From the foregoing, it can readily be appreciated that data write latency associated with writing data to one or more storage devices of a storage system can relatively quickly result in appreciable performance degradation and/or unsatisfactory operation of the storage system. Even where a caching mode, such as the aforementioned WB caching mode, is enabled, a misbehaving storage device or other system issue in the storage system can cause data writes to be delayed and/or data to be lost as the storage device cache limit is reached.
Although it may be possible to enlarge the storage device cache in an attempt to accommodate temporary storage device misbehavior, such a solution has been found to be unsatisfactory. In particular, such storage system host level storage device caches are comprised of DRAM, which is a relatively expensive resource. The amount of storage device cache memory may be on the order of a plurality of gigabytes for each volume or other container for which storage device caching is to be provided. The cost to implement such added memory to a large storage system configuration has typically proven undesirably high.

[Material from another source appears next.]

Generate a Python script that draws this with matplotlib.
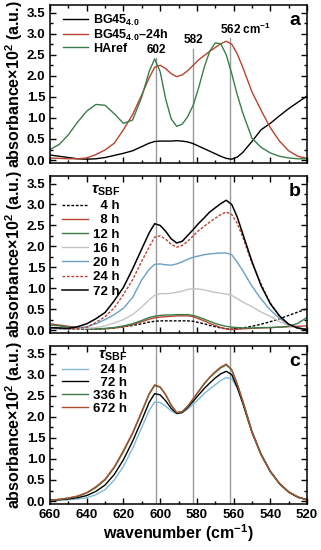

Another potential way to address the foregoing storage device misbehavior is to utilize higher quality storage devices. For example, rather than populating a storage device array with a plurality of relatively inexpensive hard disk drives, higher quality hard disk drives providing a more narrow range of normal or acceptable operating parameters may be used. Such a solution, however, can be relatively expensive due to the fact that not only are the individual hard disk drives more expensive, but due to the number of hard disk drives used. Moreover, such a solution is contrary to a fundamental tenet of RAID (i.e., inexpensive).